Revelada no elogiado "Desejo e reparação", que lhe rendeu uma indicação ao Oscar de atriz coadjuvante ainda na adolescência, Ronan conquistou a confiança da diretora logo de cara, ao fazer uma leitura do roteiro durante o Festival de Toronto de 2015. Ao deixar de lado o sotaque irlandês e assumir o visual de uma adolescente (mesmo que já tivesse passado dos vinte anos durante as filmagens), a jovem atriz dá continuidade a uma carreira que, apesar de ainda curta, já é uma das mais consistentes de Hollywood. Graças à direção segura de Gerwig, Ronan veste a personagem com naturalidade admirável e não teme soar desagradável de vez em quando - especialmente em sua relação com a mãe, Marion (Laurie Metcalf), e em suas tentativas de tornar-se popular mesmo sacrificando sua amizade com Julie (a ótima Beanie Feldstein, do igualmente ótimo "Fora de série"). Enquanto aguarda as respostas das universidades a que almeja, Lady Bird (cujo nome verdadeiro é Christine) ainda lida com os problemas inerentes à sua idade, como, por exemplo, sua busca por amor. Nessa busca, ela esbarra em Danny (Lucas Hedges), seu colega do grupo de teatro, e no personalíssimo Kyle (Timothée Chalamet).

 

A primeira versão do roteiro de Gerwig tinha, segundo a própria diretora, mais de 350 páginas - ou, se transformado em filme, algo em torno de seis horas de duração. Logicamente seu texto foi retrabalhado até chegar a aceitáveis 94 minutos. Nesse meio tempo, outro cineasta esteve envolvido nos bastidores da produção: namorado da atriz, a quem dirigiu em seu aplaudido "Frances Ha" (2012), Noah Baumbach chegou a se oferecer para comandar o filme - uma sugestão delicadamente rejeitada... e bem sucedida. Muito provavelmente Baumbach, a despeito de seu grande talento, não teria o mesmo carinho com que Gerwig trata suas criações. Mesmo quando mostra um lado pouco louvável dos personagens, o roteiro o faz com tanta verdade, tanto frescor, que é difícil não se deixar cativar. Lady Bird é uma adolescente cheia de falhas, mas também é repleta de qualidades - e é nessa dualidade, nessa complexidade que reside a genialidade do desempenho de Saoirse Ronan. Ela não cria uma personagem imaculada para conquistar a plateia, e sim um ser humano o mais perto possível do real, que envolve o público tanto por seus erros quanto por seus acertos.

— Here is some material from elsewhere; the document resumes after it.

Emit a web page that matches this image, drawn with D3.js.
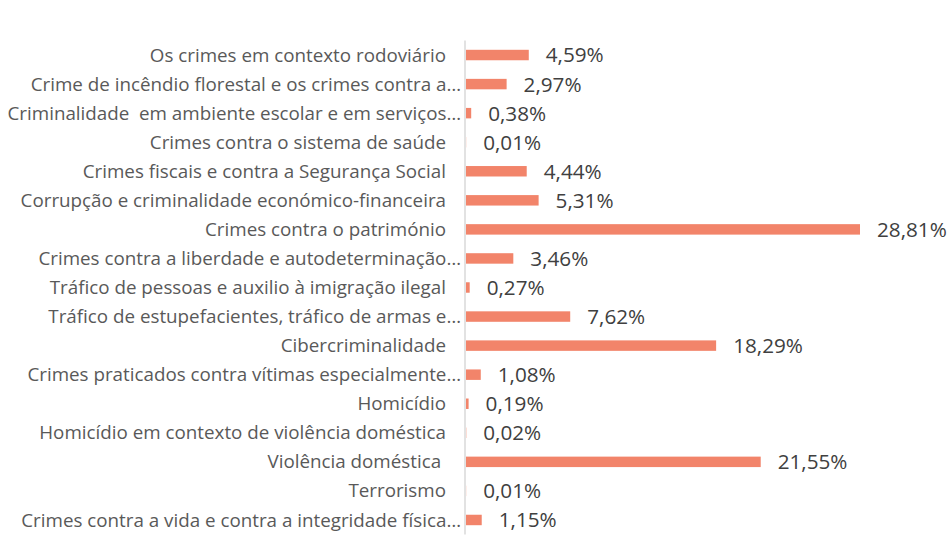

"Lady Bird" estreou no Festival de Telluride, em setembro de 2017 e, a partir daí, tornou-se figurinha fácil em festivais de cinema e integrante fixo das listas de melhores filmes do ano. Levou pra casa os Golden Globes de melhor filme e melhor atriz (ambos na subcategoria musical ou comédia) e chegou à cerimônia do Oscar com cinco indicações importantíssimas, inclusive melhor filme e direção. Pode não ter sido feliz em converter as indicações em estatuetas, mas foi realizado o desejo de Gerwig em realizar um filme sobre a entrada na vida adulta de uma personagem feminina como contraponto aos bem-sucedidos "Boyhood: da infância à juventude" (2014) e "Moonlight: sob a luz do luar" (2016). Do primeiro traz o sabor de crônica do dia-a-dia, e do segundo, um tom de poesia e certa melancolia. De ambos, apresenta um produto final que mostra a força do cinema independente - e a coragem de nadar contra a maré e evitar o drama fácil. "Lady Bird: a hora de voar" é uma pérola. Um clássico instantâneo e atemporal.